Most people got married in June because they took their yearly bath in
May and still smelled pretty good by June. However, they were starting to
smell, so brides carried a bouquet of flowers to hide the body odor.

Baths consisted of a big tub filled with hot water. The man of the house
had the privilege of the nice clean water, then all the sons and men, then
the women and finally the children -- last of all the babies. By then the
water was so dirty you could actually lose someone in it--hence the saying,
"Don't throw the baby out with the bath water."
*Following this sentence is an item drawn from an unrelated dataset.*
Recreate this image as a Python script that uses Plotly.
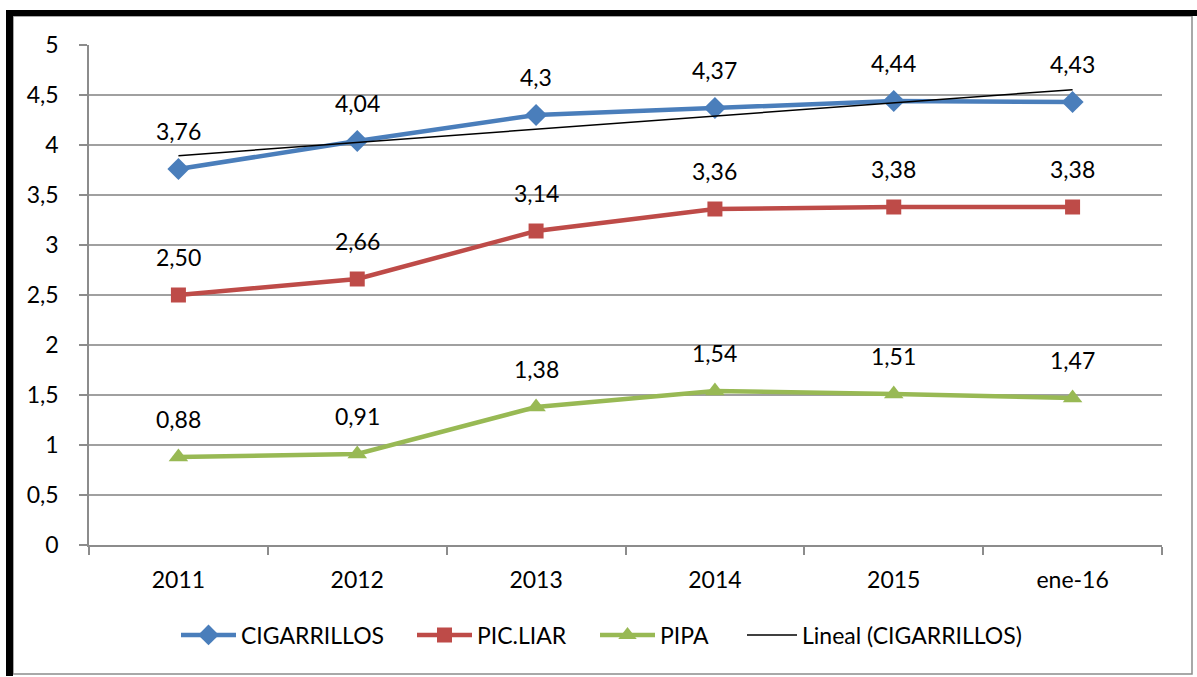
import numpy as np
import plotly.graph_objects as go

categories = ["2011", "2012", "2013", "2014", "2015", "ene-16"]
cigarrillos = [3.76, 4.04, 4.30, 4.37, 4.44, 4.43]
pic_liar = [2.50, 2.66, 3.14, 3.36, 3.38, 3.38]
pipa = [0.88, 0.91, 1.38, 1.54, 1.51, 1.47]
y_ticks = [0, 0.5, 1, 1.5, 2, 2.5, 3, 3.5, 4, 4.5, 5]

FONT = "Lato"
FS = 23
BLUE = "#4A7EBB"
RED = "#BE4B48"
GREEN = "#98B954"

# linear trend of CIGARRILLOS (Excel "Lineal")
idx = np.arange(1, len(categories) + 1)
slope, intercept = np.polyfit(idx, cigarrillos, 1)
trend = slope * idx + intercept

fig = go.Figure()
fig.add_trace(go.Scatter(x=categories, y=cigarrillos, name="CIGARRILLOS", mode="lines+markers",
                         line=dict(color=BLUE, width=4.5), legend="legend",
                         marker=dict(symbol="diamond", size=17, color=BLUE)))
fig.add_trace(go.Scatter(x=categories, y=pic_liar, name="PIC.LIAR", mode="lines+markers",
                         line=dict(color=RED, width=4.5), legend="legend2",
                         marker=dict(symbol="square", size=15, color=RED)))
fig.add_trace(go.Scatter(x=categories, y=pipa, name="PIPA", mode="lines+markers",
                         line=dict(color=GREEN, width=4.5), legend="legend3",
                         marker=dict(symbol="triangle-up", size=17, color=GREEN)))
fig.add_trace(go.Scatter(x=categories, y=trend, name="Lineal (CIGARRILLOS)", mode="lines",
                         line=dict(color="black", width=1.5), legend="legend4"))

def fmt_general(v):
    s = ("%.2f" % v).rstrip("0").rstrip(".")
    return s.replace(".", ",")

def fmt_2(v):
    return ("%.2f" % v).replace(".", ",")

annotations = []
for series, f in ((cigarrillos, fmt_general), (pic_liar, fmt_2), (pipa, fmt_2)):
    for i, v in enumerate(series):
        annotations.append(dict(x=i, y=v, xref="x", yref="y", text=f(v), showarrow=False,
                                yshift=38, font=dict(family=FONT, size=FS, color="black")))

L, R, T, B = 89, 1162, 45, 545
W, H = 1197, 677
def px(x):
    return (x - L) / (R - L)
def py(y):
    return (B - y) / (B - T)

shapes = [
    # gray frame
    dict(type="rect", xref="paper", yref="paper", x0=px(13), x1=px(1192), y0=py(674), y1=py(16),
         line=dict(color="#8C8C8C", width=1.5), layer="below"),
    # thick black left and top bands
    dict(type="rect", xref="paper", yref="paper", x0=px(6), x1=px(13), y0=py(676), y1=py(10),
         line=dict(width=0), fillcolor="black", layer="below"),
    dict(type="rect", xref="paper", yref="paper", x0=px(6), x1=px(1197), y0=py(16), y1=py(10),
         line=dict(width=0), fillcolor="black", layer="below"),
]

def leg(xpix, iw):
    return dict(orientation="h", x=px(xpix), xanchor="left", y=py(635), yanchor="middle",
                font=dict(family=FONT, size=FS, color="black"), itemwidth=iw,
                bgcolor="rgba(0,0,0,0)")

OFF = 5
fig.update_layout(
    width=W, height=H,
    margin=dict(l=L, r=W - R, t=T, b=H - B),
    paper_bgcolor="white", plot_bgcolor="white",
    separators=",.",
    font=dict(family=FONT, size=FS, color="black"),
    showlegend=True,
    legend=leg(181 - OFF, 55),
    legend2=leg(417 - OFF, 55),
    legend3=leg(600 - OFF, 55),
    legend4=leg(747 - OFF, 50),
    annotations=annotations,
    shapes=shapes,
)
fig.update_xaxes(type="category", range=[-0.5, len(categories) - 0.5],
                 showgrid=False, showline=True, linecolor="#8C8C8C", linewidth=1.5,
                 ticks="outside", tickson="boundaries", ticklen=8, tickcolor="#8C8C8C", tickwidth=1.5,
                 ticklabelstandoff=14, tickfont=dict(family=FONT, size=FS, color="black"))
fig.update_yaxes(range=[0, 5], tickvals=y_ticks, showgrid=True, gridcolor="#A0A0A0", gridwidth=1.5,
                 showline=True, linecolor="#8C8C8C", linewidth=1.5, zeroline=False,
                 ticks="outside", ticklen=8, tickcolor="#8C8C8C", tickwidth=1.5,
                 ticklabelstandoff=16, tickfont=dict(family=FONT, size=FS, color="black"))

fig.write_html("out.html", post_script="document.body.style.margin='0';",
               config={"displayModeBar": False})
Houses had thatched roofs -- thick straw, piled high, with no wood
underneath. It was the only place for animals to get warm, so all the
dogs, cats and other small animals (mice rats, and bugs) lived in the roof.
When it rained it became slippery and sometimes the animals would slip and
fall
off the roof--hence the saying, "It's raining cats and dogs."

There was nothing to stop things from falling into the house. This posed
a real problem in the bedroom where bugs and other droppings could really
mess up your nice clean bed. Hence, a bed with big posts and sheet hung
over
the top afforded some protection. That's how canopy beds came into
existence.

The floor was dirt. Only the wealthy had something other than dirt, hence
the saying, "dirt poor."

The wealthy had slate floors that would get slippery in the winter when
wet, so they spread thresh on the floor to help keep their footing. As the
winter wore on, they kept adding more thresh until when you opened the door
it
would all start slipping outside. A piece of wood was placed in the
entryway--hence, a "thresh hold."

They cooked in the kitchen with a big kettle that always hung over the
fire. Every day they lit the fire and added things to the pot. They ate
mostly
vegetables and did not get much meat. They would eat the stew for dinner,
leaving leftovers in the pot to get cold overnight and then start over
the next day. Sometimes the stew had food in it that had been there for
quite a while--hence the rhyme, "peas porridge hot, peas porridge cold,
peas porridge in the pot nine days old."

Sometimes they could obtain pork, which made them feel quite special.
When visitors came over, they would hang up their bacon to show off. It was
a
sign of wealth that a man "could bring home the bacon." They would cut off
a
little to share with guests and would all sit around an "chew the fat."

Those with money had plates made of pewter. Food with a high acid content
caused some of the lead to leach onto the food, causing lead poisoning
and death. This happened most often with tomatoes, so for the next 400
years
or so, tomatoes were considered poisonous. Most people did not have pewter
plates, but had trenchers, a piece of wood with the middle scooped out
like a bowl. Often trenchers were made from stale paysan bread, which was
so
old
and hard that they could use them for quite some time. Trenchers were never
washed and a lot of times worms and mold got into the wood and old bread.
After eating off wormy moldy trenchers, one would get, "trench mouth."

Bread was divided according to status. Workers got the burnt bottom of
the loaf, the family got the middle, and guests got the top, or "upper
crust."

Lead cups were used to drink ale or whiskey. The combination would
sometimes knock them out for a couple of days. Someone walking along the
road would
take them for dead and prepare them for burial. They were laid out on the
kitchen table for a couple of days and the family would gather around and
eat and drink and wait and see if they would wakeup-hence the custom of
holding a "wake."

England is old and small and they started out running out of places to
bury people. So they would dig up coffins and would take the bones to a
"bone-house" and reuse the grave. When reopening these coffins, one out
of every 25 coffins were found to have scratch marks on the inside and they
realized they had been burying people alive. So they thought they would tie
a
string on the wrist of the corpse, lead it through the coffin and up
through the ground and tie it to a bell. Someone would have to sit out in
the
graveyard all night (the "graveyard shift") to listen for the bell; thus,
someone could be "saved by the bell."